Vocational and technical need more attention (9/2/9)

Story: Jennifer Dornoo & Gifty Bamfo

THE Director for Organisations and Programmes of the National Youth Council, Mr Etsibah Mensah, has called on the government to pay more attention to vocational and technical skills education in the country.
“This would assist the youth in acquiring appropriate technical and vocational skills in the nation’s quest to becoming a middle-level income country,” he said.
In an interview with the Daily Graphic, Mr Mensah said the greatest challenge of the youth who had acquired technical and vocational skills was the competition they faced with their products in the face of cheaper products from foreign countries.
“Most Ghanaians today prefer to buy cheap second-hand clothes to locally made tie and dye shirts hanging in a shop,” he stated.

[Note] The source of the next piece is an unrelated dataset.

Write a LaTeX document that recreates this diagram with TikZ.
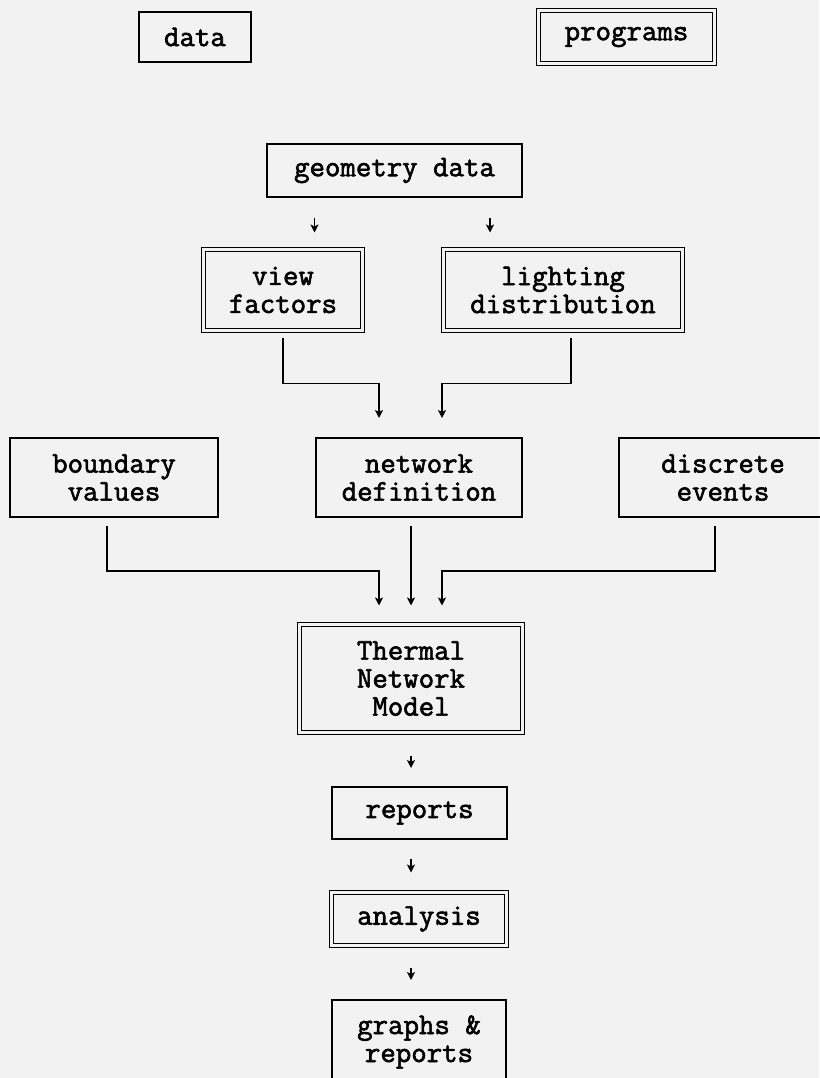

He stressed the need for the youth to be re-oriented in producing and consuming locally manufactured goods.
Mr Mensah said this would promote the Ghanaian economy, which had become liberalised as a result of the low patronage of locally manufactured goods.
He said the youth had to learn how to appreciate things that had been produced locally to boost youth employment in the vocational and technical sector of the country and further strengthen the economy.
He said there was the need for the government to invest in the youth who had acquired various skills by making micro credits accessible to them to help them to produce in large quantities and make their products cheap and affordable to Ghanaians.
Mr Mensah said the current educational system in the country did not favour the society, since the “classroom education” did not have any impact on the Ghanaian society.
He said formal education made students “aliens in their own society” and rather made them feel part of the Western world, since the knowledge they acquired did not have any reflection on who they really were.